━━━ Information shown

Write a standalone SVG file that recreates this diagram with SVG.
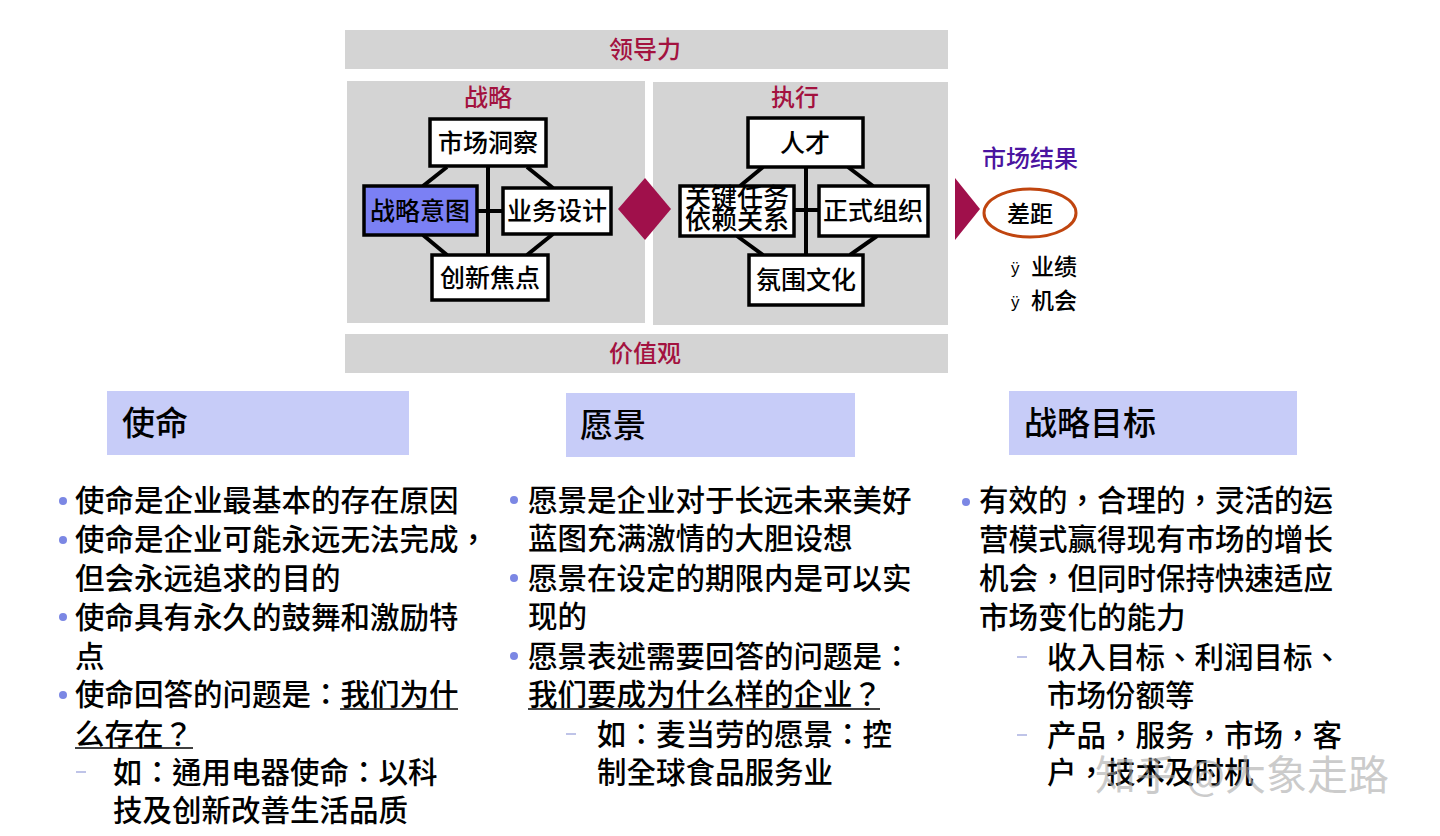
<svg xmlns="http://www.w3.org/2000/svg" width="1440" height="836" viewBox="0 0 1440 836">
<style>
text{font-family:"Noto Sans CJK SC","Noto Sans",sans-serif;font-weight:500;}
.band{fill:#d4d4d4;}
.red{fill:#a3123f;font-size:24px;text-anchor:middle;}
.node{fill:#ffffff;stroke:#000;stroke-width:3.5;}
.nt{fill:#000;font-size:25px;text-anchor:middle;}
.ln{stroke:#000;stroke-width:4;fill:none;}
.hdr{fill:#c7ccf8;}
.ht{fill:#000;font-size:33px;}
.bt{fill:#000;font-size:29.5px;font-family:"Noto Sans CJK TC","Noto Sans CJK SC",sans-serif;}
.dot{fill:#7b87e4;}
.dash{stroke:#aab0e0;stroke-width:1.5;}
.ul{stroke:#000;stroke-width:1.6;}
</style>
<rect width="1440" height="836" fill="#ffffff"/>

<g id="leadership">
<rect class="band" x="345" y="30" width="603" height="39"/>
<text class="red" x="645" y="58">领导力</text>
</g>
<g id="values">
<rect class="band" x="345" y="334" width="603" height="39"/>
<text class="red" x="645" y="362">价值观</text>
</g>
<g id="strategy-panel">
<rect class="band" x="347" y="81" width="298" height="242"/>
<text class="red" x="488" y="106">战略</text>
</g>
<g id="execution-panel">
<rect class="band" x="653" y="82" width="295" height="243"/>
<text class="red" x="795" y="106">执行</text>
</g>

<g id="connectors">
<line class="ln" x1="488" y1="166" x2="488" y2="255"/>
<line class="ln" x1="477" y1="211" x2="503" y2="211"/>
<line class="ln" x1="447" y1="167" x2="423" y2="186"/>
<line class="ln" x1="527" y1="167" x2="553" y2="188"/>
<line class="ln" x1="423" y1="235" x2="447" y2="255"/>
<line class="ln" x1="553" y1="234" x2="527" y2="255"/>
<line class="ln" x1="806" y1="167" x2="806" y2="255"/>
<line class="ln" x1="794" y1="210" x2="819" y2="210"/>
<line class="ln" x1="763" y1="167" x2="740" y2="186"/>
<line class="ln" x1="848" y1="167" x2="873" y2="186"/>
<line class="ln" x1="737" y1="236" x2="763" y2="255"/>
<line class="ln" x1="877" y1="236" x2="850" y2="255"/>
<polygon points="618,209 645,178 671,209 645,240" fill="#a0104b"/>
<polygon points="955,178 980,209 955,240" fill="#a0104b"/>
</g>

<g id="n-market-insight">
<rect class="node" x="430" y="119" width="116" height="47"/>
<text class="nt" x="488" y="152">市场洞察</text>
</g>
<g id="n-strategic-intent">
<rect class="node" x="364" y="186" width="113" height="49" style="fill:#7b80f4"/>
<text class="nt" x="420" y="220">战略意图</text>
</g>
<g id="n-business-design">
<rect class="node" x="503" y="188" width="108" height="46"/>
<text class="nt" x="557" y="220">业务设计</text>
</g>
<g id="n-innovation">
<rect class="node" x="432" y="255" width="116" height="45"/>
<text class="nt" x="490" y="287">创新焦点</text>
</g>

<g id="n-talent">
<rect class="node" x="748" y="118" width="115" height="49"/>
<text class="nt" x="805" y="152">人才</text>
</g>
<g id="n-key-tasks">
<rect class="node" x="680" y="186" width="114" height="50"/>
<text class="nt" x="737" y="207" style="font-size:26px">关键任务</text>
<text class="nt" x="737" y="229" style="font-size:26px">依赖关系</text>
</g>
<g id="n-formal-org">
<rect class="node" x="819" y="186" width="109" height="50"/>
<text class="nt" x="873" y="220">正式组织</text>
</g>
<g id="n-culture">
<rect class="node" x="749" y="255" width="114" height="50"/>
<text class="nt" x="806" y="289">氛围文化</text>
</g>

<g id="market-result">
<text x="1030" y="167" style="fill:#4a14a0;font-size:24px;text-anchor:middle">市场结果</text>
<ellipse cx="1030" cy="213" rx="46" ry="24" fill="#ffffff" stroke="#c0450f" stroke-width="3"/>
<text x="1030" y="222" style="fill:#000;font-size:23px;text-anchor:middle">差距</text>
<text x="1011" y="274" style="font-family:'Liberation Sans',sans-serif;font-size:17px;fill:#000">ÿ</text>
<text x="1031" y="275" style="fill:#000;font-size:23px">业绩</text>
<text x="1011" y="308" style="font-family:'Liberation Sans',sans-serif;font-size:17px;fill:#000">ÿ</text>
<text x="1031" y="309" style="fill:#000;font-size:23px">机会</text>
</g>

<g id="mission">
<rect class="hdr" x="107" y="391" width="302" height="64"/>
<text class="ht" x="122" y="435">使命</text>
<circle class="dot" cx="63" cy="501" r="4"/>
<circle class="dot" cx="63" cy="540" r="4"/>
<circle class="dot" cx="63" cy="617" r="4"/>
<circle class="dot" cx="63" cy="695" r="4"/>
<line class="dash" x1="76" y1="772" x2="86" y2="772"/>
<text class="bt" x="75" y="511">使命是企业最基本的存在原因</text>
<text class="bt" x="75" y="550">使命是企业可能永远无法完成，</text>
<text class="bt" x="75" y="589">但会永远追求的目的</text>
<text class="bt" x="75" y="628">使命具有永久的鼓舞和激励特</text>
<text class="bt" x="75" y="667">点</text>
<text class="bt" x="75" y="705">使命回答的问题是：我们为什</text>
<text class="bt" x="75" y="745">么存在？</text>
<text class="bt" x="113" y="783">如：通用电器使命：以科</text>
<text class="bt" x="113" y="821">技及创新改善生活品质</text>
<line class="ul" x1="340" y1="709" x2="458" y2="709"/>
<line class="ul" x1="75" y1="748" x2="193" y2="748"/>
</g>

<g id="vision">
<rect class="hdr" x="566" y="393" width="289" height="64"/>
<text class="ht" x="580" y="437">愿景</text>
<circle class="dot" cx="514" cy="500" r="4"/>
<circle class="dot" cx="514" cy="578" r="4"/>
<circle class="dot" cx="514" cy="656" r="4"/>
<line class="dash" x1="566" y1="734" x2="576" y2="734"/>
<text class="bt" x="528" y="511">愿景是企业对于长远未来美好</text>
<text class="bt" x="528" y="549">蓝图充满激情的大胆设想</text>
<text class="bt" x="528" y="589">愿景在设定的期限内是可以实</text>
<text class="bt" x="528" y="627">现的</text>
<text class="bt" x="528" y="667">愿景表述需要回答的问题是：</text>
<text class="bt" x="528" y="705">我们要成为什么样的企业？</text>
<text class="bt" x="597" y="745">如：麦当劳的愿景：控</text>
<text class="bt" x="597" y="783">制全球食品服务业</text>
<line class="ul" x1="528" y1="709" x2="880" y2="709"/>
</g>

<g id="strategic-goals">
<rect class="hdr" x="1009" y="391" width="288" height="64"/>
<text class="ht" x="1024" y="435">战略目标</text>
<circle class="dot" cx="966" cy="502" r="4"/>
<line class="dash" x1="1017" y1="657" x2="1027" y2="657"/>
<line class="dash" x1="1017" y1="735" x2="1027" y2="735"/>
<text class="bt" x="979" y="511">有效的，合理的，灵活的运</text>
<text class="bt" x="979" y="550">营模式赢得现有市场的增长</text>
<text class="bt" x="979" y="589">机会，但同时保持快速适应</text>
<text class="bt" x="979" y="628">市场变化的能力</text>
<text class="bt" x="1047" y="668">收入目标、利润目标、</text>
<text class="bt" x="1047" y="706">市场份额等</text>
<text class="bt" x="1047" y="746">产品，服务，市场，客</text>
<text class="bt" x="1047" y="783">户，技术及时机</text>
</g>

<g id="watermark">
<text x="1095" y="790" style="fill:#a8a8a8;fill-opacity:0.6;font-size:41px;font-weight:400">知乎 @大象走路</text>
</g>
</svg>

━━━━━━

Set task
Repeat the material above in full and exactly, omitting the pictures.

Correct answer
Write a standalone SVG file that recreates this diagram with SVG.
<svg xmlns="http://www.w3.org/2000/svg" width="1440" height="836" viewBox="0 0 1440 836">
<style>
text{font-family:"Noto Sans CJK SC","Noto Sans",sans-serif;font-weight:500;}
.band{fill:#d4d4d4;}
.red{fill:#a3123f;font-size:24px;text-anchor:middle;}
.node{fill:#ffffff;stroke:#000;stroke-width:3.5;}
.nt{fill:#000;font-size:25px;text-anchor:middle;}
.ln{stroke:#000;stroke-width:4;fill:none;}
.hdr{fill:#c7ccf8;}
.ht{fill:#000;font-size:33px;}
.bt{fill:#000;font-size:29.5px;font-family:"Noto Sans CJK TC","Noto Sans CJK SC",sans-serif;}
.dot{fill:#7b87e4;}
.dash{stroke:#aab0e0;stroke-width:1.5;}
.ul{stroke:#000;stroke-width:1.6;}
</style>
<rect width="1440" height="836" fill="#ffffff"/>

<g id="leadership">
<rect class="band" x="345" y="30" width="603" height="39"/>
<text class="red" x="645" y="58">领导力</text>
</g>
<g id="values">
<rect class="band" x="345" y="334" width="603" height="39"/>
<text class="red" x="645" y="362">价值观</text>
</g>
<g id="strategy-panel">
<rect class="band" x="347" y="81" width="298" height="242"/>
<text class="red" x="488" y="106">战略</text>
</g>
<g id="execution-panel">
<rect class="band" x="653" y="82" width="295" height="243"/>
<text class="red" x="795" y="106">执行</text>
</g>

<g id="connectors">
<line class="ln" x1="488" y1="166" x2="488" y2="255"/>
<line class="ln" x1="477" y1="211" x2="503" y2="211"/>
<line class="ln" x1="447" y1="167" x2="423" y2="186"/>
<line class="ln" x1="527" y1="167" x2="553" y2="188"/>
<line class="ln" x1="423" y1="235" x2="447" y2="255"/>
<line class="ln" x1="553" y1="234" x2="527" y2="255"/>
<line class="ln" x1="806" y1="167" x2="806" y2="255"/>
<line class="ln" x1="794" y1="210" x2="819" y2="210"/>
<line class="ln" x1="763" y1="167" x2="740" y2="186"/>
<line class="ln" x1="848" y1="167" x2="873" y2="186"/>
<line class="ln" x1="737" y1="236" x2="763" y2="255"/>
<line class="ln" x1="877" y1="236" x2="850" y2="255"/>
<polygon points="618,209 645,178 671,209 645,240" fill="#a0104b"/>
<polygon points="955,178 980,209 955,240" fill="#a0104b"/>
</g>

<g id="n-market-insight">
<rect class="node" x="430" y="119" width="116" height="47"/>
<text class="nt" x="488" y="152">市场洞察</text>
</g>
<g id="n-strategic-intent">
<rect class="node" x="364" y="186" width="113" height="49" style="fill:#7b80f4"/>
<text class="nt" x="420" y="220">战略意图</text>
</g>
<g id="n-business-design">
<rect class="node" x="503" y="188" width="108" height="46"/>
<text class="nt" x="557" y="220">业务设计</text>
</g>
<g id="n-innovation">
<rect class="node" x="432" y="255" width="116" height="45"/>
<text class="nt" x="490" y="287">创新焦点</text>
</g>

<g id="n-talent">
<rect class="node" x="748" y="118" width="115" height="49"/>
<text class="nt" x="805" y="152">人才</text>
</g>
<g id="n-key-tasks">
<rect class="node" x="680" y="186" width="114" height="50"/>
<text class="nt" x="737" y="207" style="font-size:26px">关键任务</text>
<text class="nt" x="737" y="229" style="font-size:26px">依赖关系</text>
</g>
<g id="n-formal-org">
<rect class="node" x="819" y="186" width="109" height="50"/>
<text class="nt" x="873" y="220">正式组织</text>
</g>
<g id="n-culture">
<rect class="node" x="749" y="255" width="114" height="50"/>
<text class="nt" x="806" y="289">氛围文化</text>
</g>

<g id="market-result">
<text x="1030" y="167" style="fill:#4a14a0;font-size:24px;text-anchor:middle">市场结果</text>
<ellipse cx="1030" cy="213" rx="46" ry="24" fill="#ffffff" stroke="#c0450f" stroke-width="3"/>
<text x="1030" y="222" style="fill:#000;font-size:23px;text-anchor:middle">差距</text>
<text x="1011" y="274" style="font-family:'Liberation Sans',sans-serif;font-size:17px;fill:#000">ÿ</text>
<text x="1031" y="275" style="fill:#000;font-size:23px">业绩</text>
<text x="1011" y="308" style="font-family:'Liberation Sans',sans-serif;font-size:17px;fill:#000">ÿ</text>
<text x="1031" y="309" style="fill:#000;font-size:23px">机会</text>
</g>

<g id="mission">
<rect class="hdr" x="107" y="391" width="302" height="64"/>
<text class="ht" x="122" y="435">使命</text>
<circle class="dot" cx="63" cy="501" r="4"/>
<circle class="dot" cx="63" cy="540" r="4"/>
<circle class="dot" cx="63" cy="617" r="4"/>
<circle class="dot" cx="63" cy="695" r="4"/>
<line class="dash" x1="76" y1="772" x2="86" y2="772"/>
<text class="bt" x="75" y="511">使命是企业最基本的存在原因</text>
<text class="bt" x="75" y="550">使命是企业可能永远无法完成，</text>
<text class="bt" x="75" y="589">但会永远追求的目的</text>
<text class="bt" x="75" y="628">使命具有永久的鼓舞和激励特</text>
<text class="bt" x="75" y="667">点</text>
<text class="bt" x="75" y="705">使命回答的问题是：我们为什</text>
<text class="bt" x="75" y="745">么存在？</text>
<text class="bt" x="113" y="783">如：通用电器使命：以科</text>
<text class="bt" x="113" y="821">技及创新改善生活品质</text>
<line class="ul" x1="340" y1="709" x2="458" y2="709"/>
<line class="ul" x1="75" y1="748" x2="193" y2="748"/>
</g>

<g id="vision">
<rect class="hdr" x="566" y="393" width="289" height="64"/>
<text class="ht" x="580" y="437">愿景</text>
<circle class="dot" cx="514" cy="500" r="4"/>
<circle class="dot" cx="514" cy="578" r="4"/>
<circle class="dot" cx="514" cy="656" r="4"/>
<line class="dash" x1="566" y1="734" x2="576" y2="734"/>
<text class="bt" x="528" y="511">愿景是企业对于长远未来美好</text>
<text class="bt" x="528" y="549">蓝图充满激情的大胆设想</text>
<text class="bt" x="528" y="589">愿景在设定的期限内是可以实</text>
<text class="bt" x="528" y="627">现的</text>
<text class="bt" x="528" y="667">愿景表述需要回答的问题是：</text>
<text class="bt" x="528" y="705">我们要成为什么样的企业？</text>
<text class="bt" x="597" y="745">如：麦当劳的愿景：控</text>
<text class="bt" x="597" y="783">制全球食品服务业</text>
<line class="ul" x1="528" y1="709" x2="880" y2="709"/>
</g>

<g id="strategic-goals">
<rect class="hdr" x="1009" y="391" width="288" height="64"/>
<text class="ht" x="1024" y="435">战略目标</text>
<circle class="dot" cx="966" cy="502" r="4"/>
<line class="dash" x1="1017" y1="657" x2="1027" y2="657"/>
<line class="dash" x1="1017" y1="735" x2="1027" y2="735"/>
<text class="bt" x="979" y="511">有效的，合理的，灵活的运</text>
<text class="bt" x="979" y="550">营模式赢得现有市场的增长</text>
<text class="bt" x="979" y="589">机会，但同时保持快速适应</text>
<text class="bt" x="979" y="628">市场变化的能力</text>
<text class="bt" x="1047" y="668">收入目标、利润目标、</text>
<text class="bt" x="1047" y="706">市场份额等</text>
<text class="bt" x="1047" y="746">产品，服务，市场，客</text>
<text class="bt" x="1047" y="783">户，技术及时机</text>
</g>

<g id="watermark">
<text x="1095" y="790" style="fill:#a8a8a8;fill-opacity:0.6;font-size:41px;font-weight:400">知乎 @大象走路</text>
</g>
</svg>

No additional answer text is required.